Purpose: The essential trace element zinc plays a fundamental role in immune function and regulation since its deficiency is associated with autoimmunity, allergies, and transplant rejection. Thus, we investigated the influence of zinc supplementation on the Th1-driven alloreaction in mixed lymphocyte cultures (MLC), on generation of antigen-specific T cells, and analyzed underlying molecular mechanisms.
Methods: Cell proliferation and pro-inflammatory cytokine production were monitored by [3H]-thymidine proliferation assay and ELISA, respectively. Analysis of surface and intracellular T cell marker was performed by flow cytometry. Western blotting and mRNA analysis were used for Foxp3, KLF-10, and IRF-1 expression.
Results: Zinc supplementation on antigen-specific T cells in physiological doses (50 µM) provokes a significant amelioration of cell proliferation and pro-inflammatory cytokine production after reactivation compared to untreated controls. Zinc administration on MLC results in an increased induction and stabilization of CD4+CD25+Foxp3+ and CD4+CD25+CTLA-4+ T cells (p < 0.05).

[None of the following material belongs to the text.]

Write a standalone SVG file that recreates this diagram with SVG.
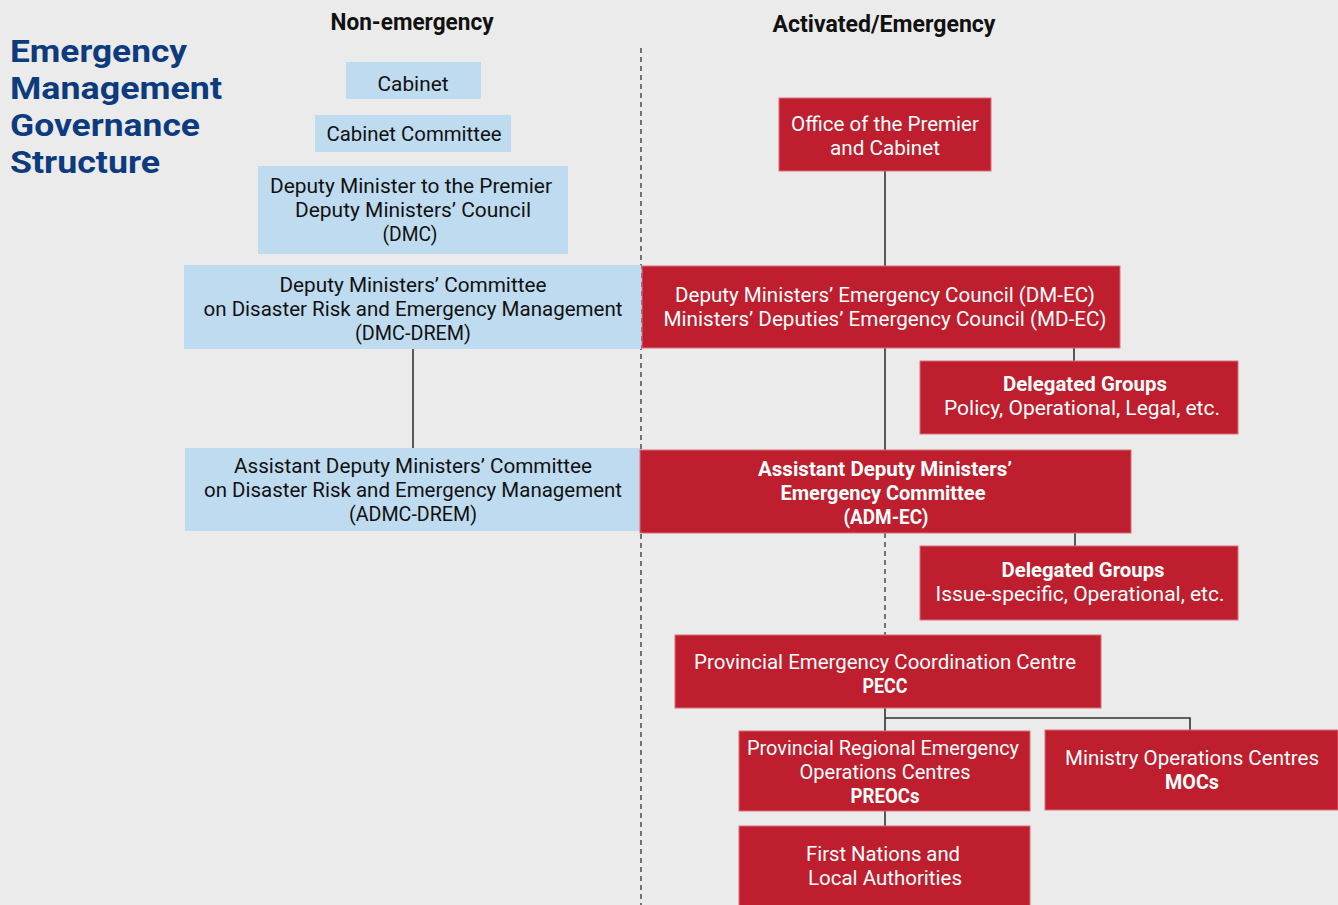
<svg xmlns="http://www.w3.org/2000/svg" width="1338" height="905" viewBox="0 0 1338 905">
  <style>
    .bg { fill: #ebebeb; }
    .blue { fill: #bfdbef; }
    .red { fill: #be1e2d; stroke: #d7707a; stroke-width: 1; }
    .t { font-family: Roboto, "Liberation Sans", sans-serif; font-size: 20px; text-anchor: middle; }
    .dark { fill: #111111; }
    .light { fill: #ffffff; }
    .b { font-weight: bold; }
    .hdr { font-family: Roboto, "Liberation Sans", sans-serif; font-size: 23px; font-weight: bold; fill: #111111; text-anchor: middle; }
    .title { font-family: Roboto, "Liberation Sans", sans-serif; font-size: 31px; font-weight: bold; fill: #0d3b7d; }
    .link { stroke: #333333; stroke-width: 1.6; fill: none; }
    .dash { stroke: #555555; stroke-width: 1.6; stroke-dasharray: 5 4; fill: none; }
  </style>

  <rect class="bg" x="0" y="0" width="1338" height="905"/>

  <!-- Title and column headings -->
  <g id="title">
    <text class="title" x="10" y="62" textLength="177" lengthAdjust="spacingAndGlyphs">Emergency</text>
    <text class="title" x="10" y="99" textLength="212" lengthAdjust="spacingAndGlyphs">Management</text>
    <text class="title" x="10" y="136" textLength="190" lengthAdjust="spacingAndGlyphs">Governance</text>
    <text class="title" x="10" y="173" textLength="150" lengthAdjust="spacingAndGlyphs">Structure</text>
  </g>
  <g id="headings">
    <text class="hdr" x="412" y="30" textLength="163" lengthAdjust="spacingAndGlyphs">Non-emergency</text>
    <text class="hdr" x="884" y="32" textLength="223" lengthAdjust="spacingAndGlyphs">Activated/Emergency</text>
  </g>

  <!-- Connectors -->
  <g id="connectors">
    <line class="dash" x1="641" y1="48" x2="641" y2="905"/>
    <line class="link" x1="413" y1="349" x2="413" y2="448"/>
    <line class="link" x1="885" y1="171" x2="885" y2="266"/>
    <line class="link" x1="885" y1="348" x2="885" y2="450"/>
    <line class="link" x1="1074" y1="348" x2="1074" y2="361"/>
    <line class="dash" x1="885" y1="533" x2="885" y2="635"/>
    <line class="link" x1="1075" y1="533" x2="1075" y2="546"/>
    <path class="link" d="M885 708 V731 M885 718 H1190 V730"/>
    <line class="link" x1="885" y1="811" x2="885" y2="826"/>
  </g>

  <!-- Non-emergency column -->
  <g id="cabinet">
    <rect class="blue" x="346" y="62" width="135" height="37"/>
    <text class="t dark" x="413" y="91" textLength="71" lengthAdjust="spacingAndGlyphs">Cabinet</text>
  </g>
  <g id="cabinet-committee">
    <rect class="blue" x="315" y="115" width="196" height="37"/>
    <text class="t dark" x="414" y="141" textLength="175" lengthAdjust="spacingAndGlyphs">Cabinet Committee</text>
  </g>
  <g id="dmc">
    <rect class="blue" x="258" y="166" width="310" height="88"/>
    <text class="t dark" x="411" y="193" textLength="282" lengthAdjust="spacingAndGlyphs">Deputy Minister to the Premier</text>
    <text class="t dark" x="413" y="217" textLength="236" lengthAdjust="spacingAndGlyphs">Deputy Ministers’ Council</text>
    <text class="t dark" x="410" y="241" textLength="55" lengthAdjust="spacingAndGlyphs">(DMC)</text>
  </g>
  <g id="dmc-drem">
    <rect class="blue" x="184" y="265" width="457" height="84"/>
    <text class="t dark" x="413" y="292" textLength="267" lengthAdjust="spacingAndGlyphs">Deputy Ministers’ Committee</text>
    <text class="t dark" x="413" y="316" textLength="419" lengthAdjust="spacingAndGlyphs">on Disaster Risk and Emergency Management</text>
    <text class="t dark" x="413" y="340" textLength="116" lengthAdjust="spacingAndGlyphs">(DMC-DREM)</text>
  </g>
  <g id="admc-drem">
    <rect class="blue" x="185" y="448" width="455" height="83"/>
    <text class="t dark" x="413" y="473" textLength="358" lengthAdjust="spacingAndGlyphs">Assistant Deputy Ministers’ Committee</text>
    <text class="t dark" x="413" y="497" textLength="418" lengthAdjust="spacingAndGlyphs">on Disaster Risk and Emergency Management</text>
    <text class="t dark" x="413" y="521" textLength="128" lengthAdjust="spacingAndGlyphs">(ADMC-DREM)</text>
  </g>

  <!-- Activated / emergency column -->
  <g id="premier-office">
    <rect class="red" x="779" y="98" width="212" height="73"/>
    <text class="t light" x="885" y="131" textLength="188" lengthAdjust="spacingAndGlyphs">Office of the Premier</text>
    <text class="t light" x="885" y="155" textLength="110" lengthAdjust="spacingAndGlyphs">and Cabinet</text>
  </g>
  <g id="dm-ec">
    <rect class="red" x="642" y="266" width="478" height="82"/>
    <text class="t light" x="885" y="302" textLength="420" lengthAdjust="spacingAndGlyphs">Deputy Ministers’ Emergency Council (DM-EC)</text>
    <text class="t light" x="885" y="326" textLength="443" lengthAdjust="spacingAndGlyphs">Ministers’ Deputies’ Emergency Council (MD-EC)</text>
  </g>
  <g id="delegated-groups-1">
    <rect class="red" x="920" y="361" width="318" height="73"/>
    <text class="t light b" x="1085" y="391" textLength="164" lengthAdjust="spacingAndGlyphs">Delegated Groups</text>
    <text class="t light" x="1082" y="415" textLength="276" lengthAdjust="spacingAndGlyphs">Policy, Operational, Legal, etc.</text>
  </g>
  <g id="adm-ec">
    <rect class="red" x="640" y="450" width="491" height="83"/>
    <text class="t light b" x="885" y="476" textLength="254" lengthAdjust="spacingAndGlyphs">Assistant Deputy Ministers’</text>
    <text class="t light b" x="883" y="500" textLength="205" lengthAdjust="spacingAndGlyphs">Emergency Committee</text>
    <text class="t light b" x="886" y="524" textLength="85" lengthAdjust="spacingAndGlyphs">(ADM-EC)</text>
  </g>
  <g id="delegated-groups-2">
    <rect class="red" x="920" y="546" width="318" height="74"/>
    <text class="t light b" x="1083" y="577" textLength="163" lengthAdjust="spacingAndGlyphs">Delegated Groups</text>
    <text class="t light" x="1080" y="601" textLength="289" lengthAdjust="spacingAndGlyphs">Issue-specific, Operational, etc.</text>
  </g>
  <g id="pecc">
    <rect class="red" x="675" y="635" width="426" height="73"/>
    <text class="t light" x="885" y="669" textLength="382" lengthAdjust="spacingAndGlyphs">Provincial Emergency Coordination Centre</text>
    <text class="t light b" x="885" y="693" textLength="45" lengthAdjust="spacingAndGlyphs">PECC</text>
  </g>
  <g id="preocs">
    <rect class="red" x="739" y="731" width="291" height="80"/>
    <text class="t light" x="883" y="755" textLength="272" lengthAdjust="spacingAndGlyphs">Provincial Regional Emergency</text>
    <text class="t light" x="885" y="779" textLength="171" lengthAdjust="spacingAndGlyphs">Operations Centres</text>
    <text class="t light b" x="885" y="803" textLength="69" lengthAdjust="spacingAndGlyphs">PREOCs</text>
  </g>
  <g id="mocs">
    <rect class="red" x="1045" y="730" width="293" height="80"/>
    <text class="t light" x="1192" y="765" textLength="254" lengthAdjust="spacingAndGlyphs">Ministry Operations Centres</text>
    <text class="t light b" x="1192" y="789" textLength="54" lengthAdjust="spacingAndGlyphs">MOCs</text>
  </g>
  <g id="first-nations">
    <rect class="red" x="739" y="826" width="291" height="80"/>
    <text class="t light" x="883" y="861" textLength="154" lengthAdjust="spacingAndGlyphs">First Nations and</text>
    <text class="t light" x="885" y="885" textLength="154" lengthAdjust="spacingAndGlyphs">Local Authorities</text>
  </g>
</svg>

The effect is based on zinc-induced upregulation of Foxp3 and KLF-10 and downregulation of IRF-1. However, in resting lymphocytes zinc increases IRF-1.
Conclusion: In summary, zinc is capable of ameliorating the allogeneic immune reaction by enhancement of antigen-specific iTreg cells due to modulation of essential molecular targets: Foxp3, KLF-10, and IRF-1. Thus, zinc can be seen as an auspicious tool for inducing tolerance in adverse immune reactions.
Keywords: Foxp3; IRF-1; KLF-10; Mixed lymphocyte culture (MLC); Regulatory T cells; Zinc.